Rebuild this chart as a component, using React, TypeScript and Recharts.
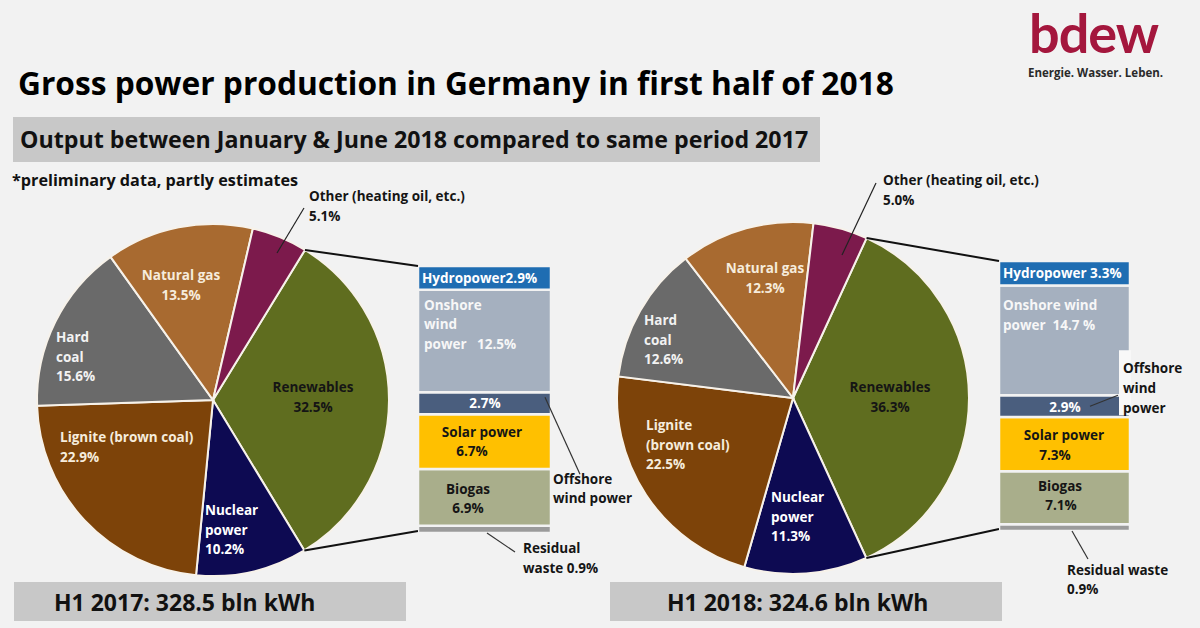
import React from "react";
import { PieChart, Pie, Cell, BarChart, Bar, XAxis, YAxis } from "recharts";

const FONT = "'Open Sans', Lato, sans-serif";
const BG = "#f2f2f2";

// main slices, clockwise starting at the renewables slice
const SOURCES = ["Renewables", "Nuclear power", "Lignite (brown coal)", "Hard coal", "Natural gas", "Other (heating oil, etc.)"];
const SHARES_2017 = [32.5, 10.2, 22.9, 15.6, 13.5, 5.1];
const SHARES_2018 = [36.3, 11.3, 22.5, 12.6, 12.3, 5.0];
const SLICE_COLORS = ["#5f6d1f", "#0d0a52", "#7d4309", "#6a6a6a", "#a86a30", "#7c1a4c"];

// renewables split, bottom to top of the stacked bar
const RENEWABLE_KEYS = ["residual", "biogas", "solar", "offshore", "onshore", "hydro"];
const RENEWABLE_NAMES = ["Residual waste", "Biogas", "Solar power", "Offshore wind power", "Onshore wind power", "Hydropower"];
const RENEWABLES_2017 = [0.9, 6.9, 6.7, 2.7, 12.5, 2.9];
const RENEWABLES_2018 = [0.9, 7.1, 7.3, 2.9, 14.7, 3.3];
const BAR_COLORS = ["#9b9b9b", "#a9ae8b", "#ffc000", "#4a5e7e", "#a5b0bf", "#1f6db2"];

const TOTAL_LABELS = ["H1 2017: 328.5 bln kWh", "H1 2018: 324.6 bln kWh"];

const pct = (v: number) => `${v.toFixed(1)}%`;
const RAD = Math.PI / 180;

type PieLabelSpec = {
    lines: string[];
    dx: number;
    dy: number;
    anchor: "start" | "middle" | "end";
    color: string;
    leader?: number[];
};

type Line = { t: string; x: number; y: number; ref?: number; anchor?: "start" | "middle" | "end"; color?: string };
type SegSpec = {
    color: string;
    lines: Line[];
    leader?: { x1: number; y1: number; x2: number; y2: number; ref1: number; ref2: number };
    notch?: { x: number; y: number; w: number; h: number; ref: number };
};

type Box = { left: number; top: number; w: number; h: number };

const CREAM = "#f6ecdc";
const DARK = "#151515";

function leftPieLabels(s: number[]): PieLabelSpec[] {
    return [
        { lines: ["Renewables", pct(s[0])], dx: 100, dy: -8, anchor: "middle", color: DARK },
        { lines: ["Nuclear", "power", pct(s[1])], dx: -8, dy: 115, anchor: "start", color: "#ffffff" },
        { lines: ["Lignite (brown coal)", pct(s[2])], dx: -153, dy: 42, anchor: "start", color: CREAM },
        { lines: ["Hard", "coal", pct(s[3])], dx: -157, dy: -58, anchor: "start", color: "#f2f2f2" },
        { lines: ["Natural gas", pct(s[4])], dx: -32, dy: -120, anchor: "middle", color: CREAM },
        { lines: ["Other (heating oil, etc.)", pct(s[5])], dx: 96, dy: -199, anchor: "start", color: DARK, leader: [64, -147, 91, -192] },
    ];
}

function rightPieLabels(s: number[]): PieLabelSpec[] {
    return [
        { lines: ["Renewables", pct(s[0])], dx: 97, dy: -6, anchor: "middle", color: DARK },
        { lines: ["Nuclear", "power", pct(s[1])], dx: -22, dy: 104, anchor: "start", color: "#ffffff" },
        { lines: ["Lignite", "(brown coal)", pct(s[2])], dx: -147, dy: 32, anchor: "start", color: CREAM },
        { lines: ["Hard", "coal", pct(s[3])], dx: -149, dy: -73, anchor: "start", color: "#f2f2f2" },
        { lines: ["Natural gas", pct(s[4])], dx: -28, dy: -125, anchor: "middle", color: CREAM },
        { lines: ["Other (heating oil, etc.)", pct(s[5])], dx: 90, dy: -213, anchor: "start", color: DARK, leader: [49, -143, 83, -215] },
    ];
}

function leftSegs(p: number[]): SegSpec[] {
    return [
        {
            color: DARK,
            lines: [
                { t: "Residual", x: 105, y: 20, ref: 1 },
                { t: `waste ${pct(p[0])}`, x: 105, y: 40, ref: 1 },
            ],
            leader: { x1: 69, y1: 0, x2: 97, y2: 19, ref1: 1, ref2: 1 },
        },
        { color: DARK, lines: [{ t: "Biogas", x: 50, y: 25, anchor: "middle" }, { t: pct(p[1]), x: 50, y: 44, anchor: "middle" }] },
        { color: DARK, lines: [{ t: "Solar power", x: 64, y: 23, anchor: "middle" }, { t: pct(p[2]), x: 54, y: 42, anchor: "middle" }] },
        {
            color: "#ffffff",
            lines: [
                { t: pct(p[3]), x: 67, y: 5, ref: 0.5, anchor: "middle" },
                { t: "Offshore", x: 135, y: 92, color: DARK },
                { t: "wind power", x: 135, y: 111, color: DARK },
            ],
            leader: { x1: 127, y1: 5, x2: 162, y2: 82, ref1: 0, ref2: 0 },
        },
        {
            color: "#f7f7f7",
            lines: [
                { t: "Onshore", x: 6, y: 20 },
                { t: "wind", x: 6, y: 39 },
                { t: `power   ${pct(p[4])}`, x: 6, y: 59 },
            ],
        },
        { color: "#ffffff", lines: [{ t: `Hydropower${pct(p[5])}`, x: 4, y: 5, ref: 0.5 }] },
    ];
}

function rightSegs(p: number[]): SegSpec[] {
    return [
        {
            color: DARK,
            lines: [
                { t: "Residual waste", x: 68, y: 44, ref: 1 },
                { t: pct(p[0]), x: 68, y: 63, ref: 1 },
            ],
            leader: { x1: 73, y1: 0, x2: 89, y2: 28, ref1: 1, ref2: 1 },
        },
        { color: DARK, lines: [{ t: "Biogas", x: 61, y: 20, anchor: "middle" }, { t: pct(p[1]), x: 62, y: 39, anchor: "middle" }] },
        { color: DARK, lines: [{ t: "Solar power", x: 65, y: 23, anchor: "middle" }, { t: pct(p[2]), x: 56, y: 43, anchor: "middle" }] },
        { color: "#ffffff", lines: [{ t: pct(p[3]), x: 66, y: 6, ref: 0.5, anchor: "middle" }] },
        {
            color: "#f7f7f7",
            lines: [
                { t: "Onshore wind", x: 4, y: 24 },
                { t: `power  ${p[4].toFixed(1)} %`, x: 4, y: 44 },
                { t: "Offshore", x: 124, y: -22, ref: 1, color: DARK },
                { t: "wind", x: 124, y: -2, ref: 1, color: DARK },
                { t: "power", x: 124, y: 18, ref: 1, color: DARK },
            ],
            leader: { x1: 91, y1: 11, x2: 119, y2: 0, ref1: 1, ref2: 1 },
            notch: { x: 120, y: -45, w: 12, h: 65, ref: 1 },
        },
        { color: "#ffffff", lines: [{ t: `Hydropower ${pct(p[5])}`, x: 4, y: 5, ref: 0.5 }] },
    ];
}

function makeSegLabel(spec: SegSpec) {
    return (props: any) => {
        const x = Number(props.x);
        const y = Number(props.y);
        const h = Number(props.height);
        return (
            <g>
                {spec.notch && (
                    <rect x={x + spec.notch.x} y={y + h * spec.notch.ref + spec.notch.y} width={spec.notch.w} height={spec.notch.h} fill="#f8f8f8" />
                )}
                {spec.leader && (
                    <line
                        x1={x + spec.leader.x1}
                        y1={y + h * spec.leader.ref1 + spec.leader.y1}
                        x2={x + spec.leader.x2}
                        y2={y + h * spec.leader.ref2 + spec.leader.y2}
                        stroke="#333"
                        strokeWidth={1.2}
                    />
                )}
                {spec.lines.map((l, i) => (
                    <text
                        key={i}
                        x={x + l.x}
                        y={y + h * (l.ref ?? 0) + l.y}
                        textAnchor={l.anchor ?? "start"}
                        fill={l.color ?? spec.color}
                        fontFamily={FONT}
                        fontWeight={700}
                        fontSize={13.5}
                        style={{ whiteSpace: "pre" }}
                    >
                        {l.t}
                    </text>
                ))}
            </g>
        );
    };
}

type PanelProps = {
    shares: number[];
    parts: number[];
    pieBox: Box;
    cx: number;
    cy: number;
    start: number;
    barBox: Box;
    plotW: number;
    plotH: number;
    pieLabels: PieLabelSpec[];
    segs: SegSpec[];
};

function Panel({ shares, parts, pieBox, cx, cy, start, barBox, plotW, plotH, pieLabels, segs }: PanelProps) {
    const pieData = SOURCES.map((name, i) => ({ name, value: shares[i] }));
    const row: Record<string, number | string> = { name: "Renewables" };
    RENEWABLE_KEYS.forEach((k, i) => (row[k] = parts[i]));
    const total = parts.reduce((a, b) => a + b, 0);

    // bar corners in pie chart coordinates, for the connector lines
    const barTop = { x: barBox.left - pieBox.left, y: barBox.top - pieBox.top };
    const barBottom = { x: barBox.left - pieBox.left, y: barBox.top + plotH - pieBox.top - 2 };

    const renderPieLabel = (props: any) => {
        const { index, midAngle, outerRadius, percent } = props;
        const pcx = Number(props.cx);
        const pcy = Number(props.cy);
        const s = pieLabels[index];
        let connectors = null;
        if (index === 0) {
            const half = percent * 180;
            const pt = (a: number) => [pcx + outerRadius * Math.cos(-a * RAD), pcy + outerRadius * Math.sin(-a * RAD)];
            const [t, b] = [pt(midAngle + half), pt(midAngle - half)].sort((u, v) => u[1] - v[1]);
            connectors = (
                <g stroke="#111" strokeWidth={2}>
                    <line x1={t[0]} y1={t[1]} x2={barTop.x} y2={barTop.y} />
                    <line x1={b[0]} y1={b[1]} x2={barBottom.x} y2={barBottom.y} />
                </g>
            );
        }
        return (
            <g>
                {connectors}
                {s.leader && (
                    <line x1={pcx + s.leader[0]} y1={pcy + s.leader[1]} x2={pcx + s.leader[2]} y2={pcy + s.leader[3]} stroke="#222" strokeWidth={1.2} />
                )}
                {s.lines.map((t, i) => (
                    <text
                        key={i}
                        x={pcx + s.dx}
                        y={pcy + s.dy + i * 19.5}
                        textAnchor={s.anchor}
                        fill={s.color}
                        fontFamily={FONT}
                        fontWeight={700}
                        fontSize={13.5}
                    >
                        {t}
                    </text>
                ))}
            </g>
        );
    };

    return (
        <>
            <div style={{ position: "absolute", left: pieBox.left, top: pieBox.top }}>
                <PieChart width={pieBox.w} height={pieBox.h} margin={{ top: 0, right: 0, bottom: 0, left: 0 }}>
                    <Pie
                        data={pieData}
                        dataKey="value"
                        nameKey="name"
                        cx={cx}
                        cy={cy}
                        outerRadius={176}
                        startAngle={start}
                        endAngle={start - 360}
                        stroke="#f7f2ea"
                        strokeWidth={2}
                        label={renderPieLabel}
                        labelLine={false}
                        isAnimationActive={false}
                    >
                        {pieData.map((d, i) => (
                            <Cell key={d.name} fill={SLICE_COLORS[i]} />
                        ))}
                    </Pie>
                </PieChart>
            </div>
            <div style={{ position: "absolute", left: barBox.left, top: barBox.top }}>
                <BarChart
                    width={barBox.w}
                    height={barBox.h}
                    data={[row]}
                    margin={{ top: 0, right: barBox.w - plotW, bottom: barBox.h - plotH, left: 0 }}
                    barCategoryGap={0}
                >
                    <XAxis dataKey="name" hide />
                    <YAxis hide domain={[0, total]} />
                    {RENEWABLE_KEYS.map((k, i) => (
                        <Bar
                            key={k}
                            dataKey={k}
                            name={RENEWABLE_NAMES[i]}
                            stackId="ren"
                            fill={BAR_COLORS[i]}
                            stroke={BG}
                            strokeWidth={2.5}
                            label={makeSegLabel(segs[i])}
                            isAnimationActive={false}
                        />
                    ))}
                </BarChart>
            </div>
        </>
    );
}

export default function App() {
    return (
        <div style={{ position: "relative", width: 1200, height: 628, background: BG, overflow: "hidden", fontFamily: FONT }}>
            <style>{`body{margin:0}`}</style>
            <svg width={1200} height={628} style={{ position: "absolute", left: 0, top: 0 }} fontFamily={FONT}>
                <text x={1029} y={53} fontSize={54} fontWeight={700} fill="#a4173d" letterSpacing={-1} fontFamily="Lato, sans-serif">
                    bdew
                </text>
                <text x={1028} y={77} fontSize={11.5} fontWeight={700} fill="#2a2a2a">
                    Energie. Wasser. Leben.
                </text>
                <text x={18} y={95} fontSize={31.7} fontWeight={700} fill="#000">
                    Gross power production in Germany in first half of 2018
                </text>
                <rect x={13} y={117} width={807} height={45} fill="#c8c8c8" />
                <text x={20} y={148} fontSize={23.2} fontWeight={700} fill="#111">
                    Output between January &amp; June 2018 compared to same period 2017
                </text>
                <text x={12} y={186} fontSize={16.2} fontWeight={700} fill="#111">
                    *preliminary data, partly estimates
                </text>
                <rect x={14} y={582} width={392} height={39} fill="#c8c8c8" />
                <text x={54} y={611} fontSize={23} fontWeight={700} fill="#111">
                    {TOTAL_LABELS[0]}
                </text>
                <rect x={610} y={582} width={392} height={39} fill="#c8c8c8" />
                <text x={667} y={611} fontSize={23} fontWeight={700} fill="#111">
                    {TOTAL_LABELS[1]}
                </text>
            </svg>
            <Panel
                shares={SHARES_2017}
                parts={RENEWABLES_2017}
                pieBox={{ left: 0, top: 160, w: 600, h: 440 }}
                cx={213}
                cy={240}
                start={58.5}
                barBox={{ left: 418, top: 266, w: 240, h: 340 }}
                plotW={133}
                plotH={267}
                pieLabels={leftPieLabels(SHARES_2017)}
                segs={leftSegs(RENEWABLES_2017)}
            />
            <Panel
                shares={SHARES_2018}
                parts={RENEWABLES_2018}
                pieBox={{ left: 600, top: 160, w: 600, h: 440 }}
                cx={193}
                cy={238}
                start={65.3}
                barBox={{ left: 999, top: 261, w: 201, h: 345 }}
                plotW={131}
                plotH={270}
                pieLabels={rightPieLabels(SHARES_2018)}
                segs={rightSegs(RENEWABLES_2018)}
            />
        </div>
    );
}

TASK TO COMPLETE = Scan the material above. Return every line containing the string "React".

SOLUTION FOR THIS EXERCISE =
Rebuild this chart as a component, using React, TypeScript and Recharts.
import React from "react";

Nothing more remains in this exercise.